Kale & Walnut Pesto

You can make this versatile recipe ahead of time and use it over a few days. For a super quick midweek dinner, just add pasta. Try it on sandwiches, burgers, and quessadillas, or add some to side dishes like potatoes, grains, and lentils.


  • small bunch of kale (4-6 leaves, remove the thick part of the stems*)
  • 1/4 cup walnuts, toasted
  • 1/2 to 1 clove of garlic
  • 1/4 cup olive oil (or more for a smoother pesto)
  • juice & zest of one lemon
  • salt & pepper to taste
  • optional: grated parmesan or pecorino cheese
  • Note: you can use all of the kale stems in your pesto, you will just have to boil them longer (separately) than the leaves. About 20 minutes, or until tender.

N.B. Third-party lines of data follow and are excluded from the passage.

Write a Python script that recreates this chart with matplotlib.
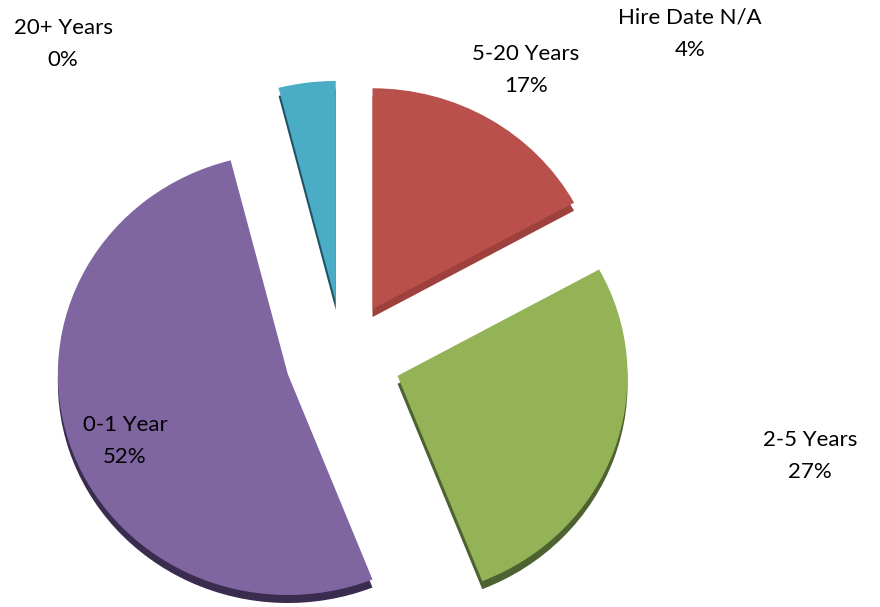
import matplotlib
matplotlib.use("Agg")
import matplotlib.pyplot as plt

# data, clockwise from 12 o'clock
categories = ["5-20 Years", "2-5 Years", "0-1 Year", "20+ Years", "Hire Date N/A"]
values = [17, 27, 52, 0, 4]
top_colors = ["#B9504B", "#93B356", "#7F66A0", "#F79646", "#4BACC6"]
side_colors = ["#9E403C", "#4D6230", "#3A2C4E", "#9A5A20", "#1E5361"]

# label placement (pixels, y from top) -- Excel put them by hand more or less
label_pos = {
    "5-20 Years": (526, 70),
    "2-5 Years": (810, 456),
    "0-1 Year": (125, 441),
    "20+ Years": (63, 44),
    "Hire Date N/A": (690, 34),
}

W, H = 880, 607
radius = 230
cx, cy = 343, H - 357      # pie centre, y from bottom
explode_px = [58] * len(values)
depth = 8
squash = 0.96              # slight tilt of the 3d pie

plt.rcParams['font.family'] = ['Lato', 'DejaVu Sans']

fig = plt.figure(figsize=(W / 100, H / 100), dpi=100)
ax = fig.add_axes([0, 0, 1, 1])

# side faces: same pie shifted down a bit, darker
ax.pie(values, colors=side_colors, startangle=90, counterclock=False,
       radius=radius, center=(cx, cy - depth / squash),
       explode=explode_px, wedgeprops=dict(linewidth=0), frame=True)
# top faces
ax.pie(values, colors=top_colors, startangle=90, counterclock=False,
       radius=radius, center=(cx, cy),
       explode=explode_px, wedgeprops=dict(linewidth=0), frame=True)

total = sum(values)
for cat, v in zip(categories, values):
    px, py = label_pos[cat]
    ax.text(px / W, 1 - py / H, f"{cat}\n{round(100 * v / total)}%",
            transform=ax.transAxes, ha="center", va="center",
            fontsize=16, color="black", linespacing=1.75)

ax.set_aspect("auto")
ax.set_xlim(0, W)
ax.set_ylim(cy - cy / squash, cy + (H - cy) / squash)
ax.axis("off")

fig.savefig("out.png", dpi=100, facecolor="white")
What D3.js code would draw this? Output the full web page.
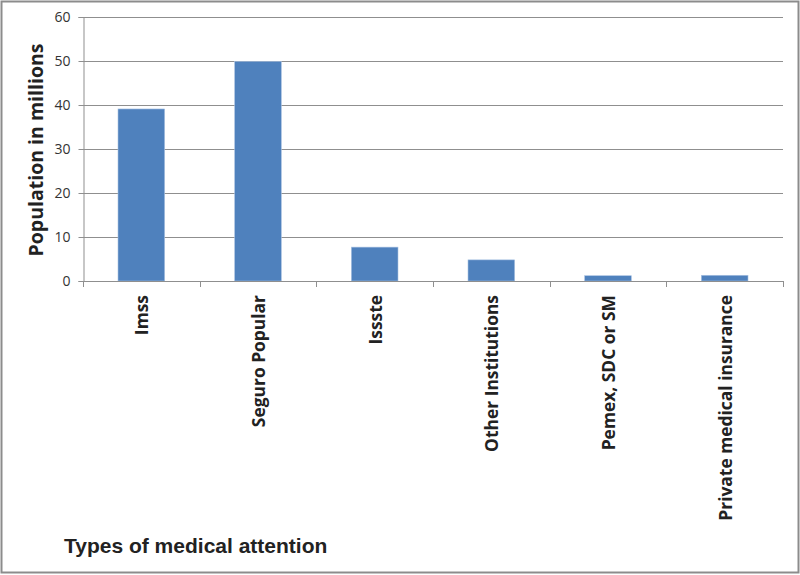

Wash kale under hot water.
Bring a large pot of salted water to a boil. Fill a large bowl with ice and water. Blanch kale for about 30 seconds, remove and place in the ice bath to stop the cooking process. Dry the kale a bit, squeeze out some of excess water and set on a towel for a few minutes more. Blend everything together in a food processor. Pulse to create a chunky pesto, blend longer to create a smoother one. Taste and adjust, adding more salt, pepper, lemon, olive oil, as necessary.